Waiting for Porous Low-k

Increased leakage and dielectric constant increase due to plasma damage and post-etch cleaning remain challenging.


I’m working on a longer article on low-k dielectric integration, but in the meantime I wanted to pass along an observation from Joubert Olivier of LTM-CNRS, in his presentation at the Materials Research Society Spring Meeting.

Asked about the prospects for low-k integration, he reminded the audience that even if an integration scheme is able to achieve good selectivity between the hard mask and the dielectric, and produce good sidewall profiles without pattern collapse, and prevent redeposition of etch by-products — all of which are significant challenges in themselves — even if all of these goals are achieved, the industry will still have to deal with the fundamental problems of increased leakage and dielectric constant increase due to plasma damage and post-etch cleaning.

None of these problems are new. The semiconductor industry has been struggling with them since the late 1990s, when porous dielectrics first began to appear in technology roadmaps. The lack of clear solutions more than ten years later prompted Olivier to suggest that maybe it’s time for a new strategy.
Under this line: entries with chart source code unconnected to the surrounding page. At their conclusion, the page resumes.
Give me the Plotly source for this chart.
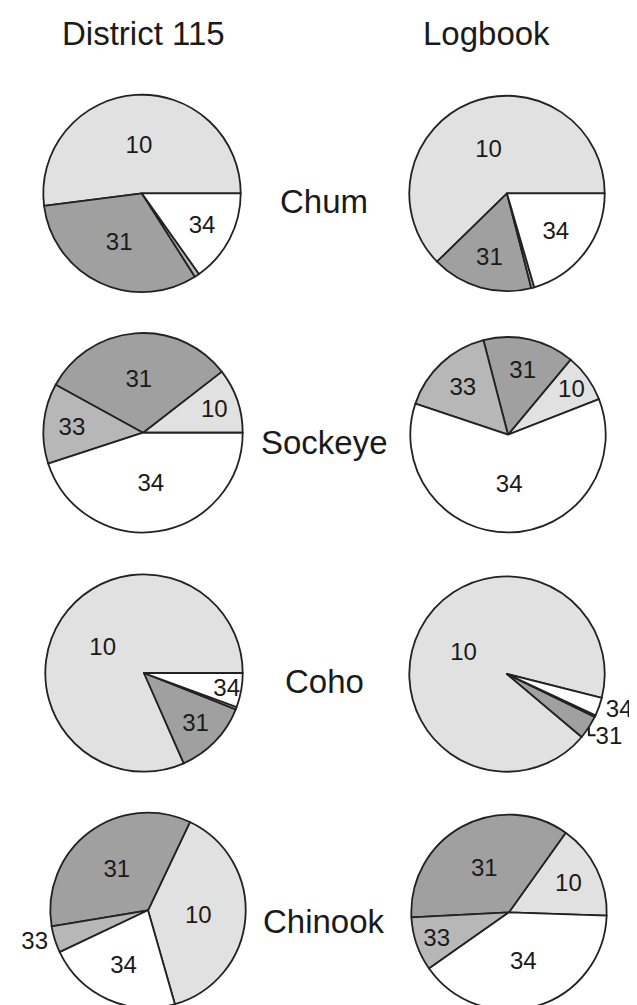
import plotly.graph_objects as go

W, H = 637, 1005

# ---------------- data (percent of catch by statistical area) ----------------
areas = ["10", "31", "33", "34"]
species = ["Chum", "Sockeye", "Coho", "Chinook"]
sources = ["District 115", "Logbook"]

district_chum = [52.0, 32.0, 0.8, 15.2]
district_sockeye = [10.5, 31.5, 13.0, 45.0]
district_coho = [81.6, 12.4, 0.4, 5.6]
district_chinook = [38.5, 34.7, 4.4, 22.4]

logbook_chum = [62.3, 16.7, 0.5, 20.5]
logbook_sockeye = [8.0, 15.1, 15.8, 61.1]
logbook_coho = [92.8, 3.9, 0.3, 3.0]
logbook_chinook = [15.7, 35.7, 8.9, 39.7]

# labels shown on each slice ("" = too small to label)
district_text = [
    ["10", "31", "", "34"],
    ["10", "31", "33", "34"],
    ["10", "31", "", "34"],
    ["10", "31", "33", "34"],
]
logbook_text = [
    ["10", "31", "", "34"],
    ["10", "31", "33", "34"],
    ["10", "31", "", "34"],
    ["10", "31", "33", "34"],
]

# ---------------- styling ----------------
colors = ["#e1e1e1", "#a0a0a0", "#b7b7b7", "#ffffff"]
FONT = "Liberation Sans, Arial, sans-serif"

# pixel layout: (centre x, centre y, radius, start angle of area 10
#               [math degrees, counter-clockwise from 3 o'clock], text positions)
district_layout = [
    (134, 186, 99, 0, ["inside"] * 4),
    (135, 426, 100, 0, ["inside"] * 4),
    (136, 667, 99, 0, ["inside"] * 4),
    (140, 905, 98, -74, ["inside", "inside", "outside", "inside"]),
]
logbook_layout = [
    (499, 186, 98, 0, ["inside"] * 4),
    (500, 428, 98, 21.4, ["inside"] * 4),
    (499, 668, 98, -14.2, ["inside", "outside", "inside", "outside"]),
    (501, 907, 98, -2, ["inside"] * 4),
]

district_values = [district_chum, district_sockeye, district_coho, district_chinook]
logbook_values = [logbook_chum, logbook_sockeye, logbook_coho, logbook_chinook]

fig = go.Figure()


def add_pie(vals, txt, lay, name):
    cx, cy, r, start, tpos = lay
    # plotly (counter-clockwise): first slice lies clockwise of the rotation
    # point, the following slices run counter-clockwise from it.
    end_first = start + 360.0 * vals[0] / sum(vals)
    rot = 90.0 - end_first
    fig.add_trace(go.Pie(
        labels=areas,
        values=vals,
        text=txt,
        textinfo="text",
        textposition=tpos,
        insidetextorientation="horizontal",
        textfont=dict(family=FONT, size=24, color="#1a1a1a"),
        sort=False,
        direction="counterclockwise",
        rotation=rot,
        marker=dict(colors=colors, line=dict(color="#222222", width=1.8)),
        domain=dict(x=[(cx - r) / W, (cx + r) / W],
                    y=[1 - (cy + r) / H, 1 - (cy - r) / H]),
        showlegend=False,
        hoverinfo="label+percent",
        name=name,
    ))


for i, sp in enumerate(species):
    add_pie(district_values[i], district_text[i], district_layout[i], f"{sources[0]} {sp}")
    add_pie(logbook_values[i], logbook_text[i], logbook_layout[i], f"{sources[1]} {sp}")

annotations = []
# column titles
for sx, s in zip([135, 478], sources):
    annotations.append(dict(x=sx / W, y=1 - 26 / H, xref="paper", yref="paper",
                            text=s, showarrow=False,
                            font=dict(family=FONT, size=33, color="#1a1a1a"),
                            xanchor="center", yanchor="middle"))
# row labels
for sy, sp in zip([194, 436, 676, 916], species):
    annotations.append(dict(x=316 / W, y=1 - sy / H, xref="paper", yref="paper",
                            text=sp, showarrow=False,
                            font=dict(family=FONT, size=33, color="#1a1a1a"),
                            xanchor="center", yanchor="middle"))

fig.update_layout(
    width=W, height=H,
    margin=dict(l=0, r=0, t=0, b=0),
    paper_bgcolor="white",
    plot_bgcolor="white",
    annotations=annotations,
    uniformtext=dict(mode="show", minsize=24),
)

fig.write_html("out.html")
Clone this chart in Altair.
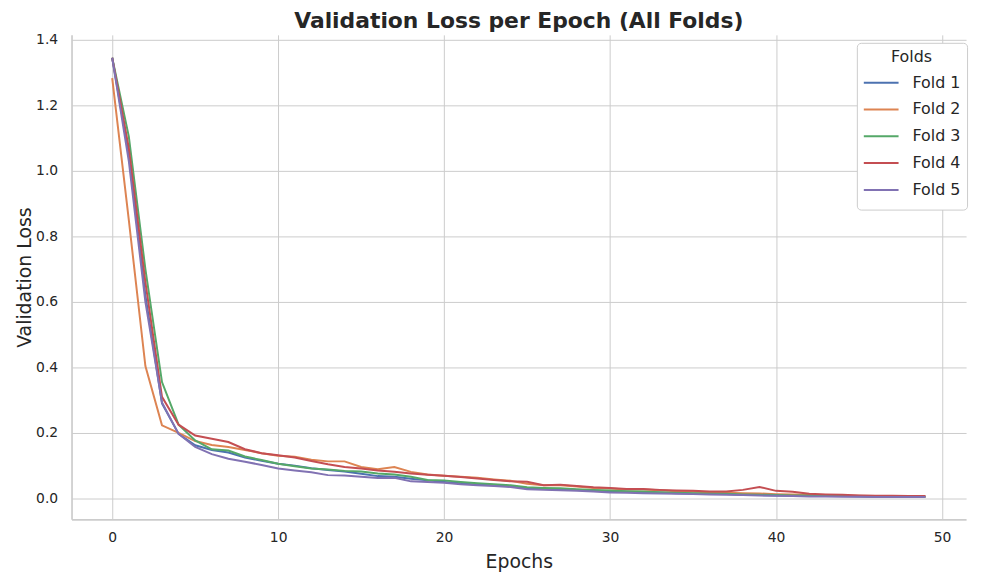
import altair as alt
import pandas as pd

epochs = list(range(50))

fold1 = [1.345, 1.05, 0.62, 0.29, 0.197, 0.162, 0.148, 0.140, 0.125, 0.115,
         0.106, 0.100, 0.092, 0.087, 0.082, 0.075, 0.068, 0.066, 0.060, 0.055,
         0.050, 0.046, 0.042, 0.040, 0.037, 0.031, 0.029, 0.028, 0.026, 0.024,
         0.022, 0.020, 0.019, 0.018, 0.016, 0.015, 0.014, 0.013, 0.011, 0.010,
         0.009, 0.009, 0.008, 0.007, 0.007, 0.006, 0.006, 0.005, 0.005, 0.005]
fold2 = [1.283, 0.85, 0.404, 0.223, 0.200, 0.175, 0.163, 0.157, 0.148, 0.138,
         0.130, 0.127, 0.118, 0.113, 0.113, 0.096, 0.089, 0.096, 0.081, 0.073,
         0.069, 0.066, 0.063, 0.058, 0.054, 0.045, 0.040, 0.040, 0.036, 0.032,
         0.030, 0.027, 0.027, 0.025, 0.022, 0.021, 0.018, 0.017, 0.016, 0.015,
         0.013, 0.012, 0.011, 0.010, 0.009, 0.008, 0.007, 0.007, 0.006, 0.006]
fold3 = [1.345, 1.105, 0.70, 0.355, 0.225, 0.177, 0.150, 0.146, 0.128, 0.117,
         0.106, 0.098, 0.091, 0.088, 0.084, 0.082, 0.076, 0.073, 0.066, 0.056,
         0.055, 0.050, 0.046, 0.043, 0.040, 0.034, 0.032, 0.031, 0.028, 0.026,
         0.024, 0.022, 0.021, 0.019, 0.017, 0.016, 0.015, 0.014, 0.012, 0.011,
         0.010, 0.009, 0.009, 0.008, 0.007, 0.007, 0.006, 0.006, 0.005, 0.005]
fold4 = [1.345, 1.07, 0.66, 0.31, 0.225, 0.192, 0.182, 0.172, 0.150, 0.138,
         0.132, 0.125, 0.114, 0.104, 0.096, 0.091, 0.085, 0.081, 0.076, 0.072,
         0.069, 0.065, 0.061, 0.056, 0.052, 0.051, 0.040, 0.042, 0.038, 0.034,
         0.032, 0.029, 0.029, 0.026, 0.024, 0.023, 0.021, 0.021, 0.026, 0.035,
         0.023, 0.020, 0.014, 0.012, 0.011, 0.009, 0.008, 0.008, 0.007, 0.007]
fold5 = [1.345, 1.03, 0.60, 0.293, 0.197, 0.157, 0.135, 0.121, 0.112, 0.102,
         0.091, 0.085, 0.080, 0.071, 0.070, 0.066, 0.062, 0.063, 0.052, 0.050,
         0.048, 0.043, 0.040, 0.038, 0.035, 0.028, 0.026, 0.025, 0.023, 0.021,
         0.018, 0.017, 0.016, 0.015, 0.014, 0.013, 0.012, 0.011, 0.010, 0.009,
         0.008, 0.007, 0.006, 0.006, 0.005, 0.005, 0.004, 0.004, 0.004, 0.004]

fold_names = ["Fold 1", "Fold 2", "Fold 3", "Fold 4", "Fold 5"]
fold_colors = ["#4c72b0", "#dd8452", "#55a868", "#c44e52", "#8172b3"]
x_ticks = [0, 10, 20, 30, 40, 50]
y_ticks = [0.0, 0.2, 0.4, 0.6, 0.8, 1.0, 1.2, 1.4]

rows = []
for name, vals in zip(fold_names, [fold1, fold2, fold3, fold4, fold5]):
    for e, v in zip(epochs, vals):
        rows.append({"Epoch": e, "Loss": v, "Fold": name})
df = pd.DataFrame(rows)

FONT = "DejaVu Sans"
TXT = "#262626"

chart = alt.Chart(df).mark_line(strokeWidth=2, clip=True).encode(
    x=alt.X("Epoch:Q",
            scale=alt.Scale(domain=[-2.45, 51.45], nice=False, zero=False),
            axis=alt.Axis(values=x_ticks, title="Epochs", format="d",
                          labelPadding=11, titlePadding=8)),
    y=alt.Y("Loss:Q",
            scale=alt.Scale(domain=[-0.064, 1.415], nice=False, zero=False),
            axis=alt.Axis(values=y_ticks, title="Validation Loss", format=".1f",
                          labelPadding=14, titlePadding=1)),
    color=alt.Color("Fold:N",
                    scale=alt.Scale(domain=fold_names, range=fold_colors),
                    legend=alt.Legend(title="Folds", orient="none",
                                      legendX=791, legendY=8,
                                      symbolType="stroke", symbolSize=1225,
                                      symbolStrokeWidth=2, labelOffset=13,
                                      clipHeight=26.3, rowPadding=0,
                                      padding=6, titlePadding=5,
                                      fillColor="white", strokeColor="#cccccc",
                                      cornerRadius=4, titleAnchor="middle",
                                      titleFontWeight="normal", titleFontSize=16,
                                      labelFontSize=16, titleFont=FONT,
                                      labelFont=FONT, titleColor=TXT,
                                      labelColor=TXT)),
    detail="Fold:N",
).properties(
    width=901,
    height=488,
    title=alt.TitleParams("Validation Loss per Epoch (All Folds)", fontSize=22,
                          font=FONT, fontWeight="bold", color=TXT,
                          anchor="middle", offset=7, dy=7),
    padding={"left": 64, "top": 25, "right": 10, "bottom": 55},
    autosize=alt.AutoSizeParams(type="none"),
).configure_view(
    stroke=None
).configure_axis(
    grid=True, gridColor="#cccccc", gridWidth=1,
    domainColor="#cccccc", domainWidth=1.7, ticks=False,
    labelFont=FONT, labelFontSize=14, labelColor=TXT,
    titleFont=FONT, titleFontSize=19, titleColor=TXT, titleFontWeight="normal",
)

chart.save("out.html", embed_options={"renderer": "svg", "actions": False})
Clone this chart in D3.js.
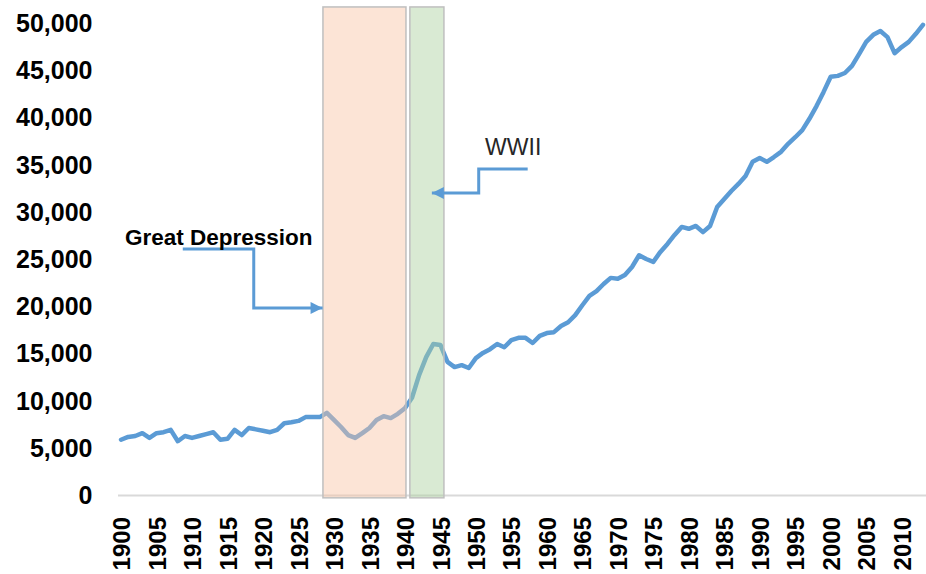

Other speakers at the MRS meeting suggested some possible alternatives. Sven Zimmerman of Fraunhofer ENAS, working in collaboration with Global Foundries, suggested a less damaging patterning regime based on a combination of CF4 etch chemistry, cleaning solutions optimized for the specific plasma chemistry, and a surface repair process. Theo Frot and a team at IBM suggested infiltrating a polymer into the dielectric pores to add mechanical support during the etch process, then removing it to restore the desired structure. Results were promising, but these ideas are still at the laboratory stage. For manufacturing, porous low-k dielectric integration is already running years behind schedule.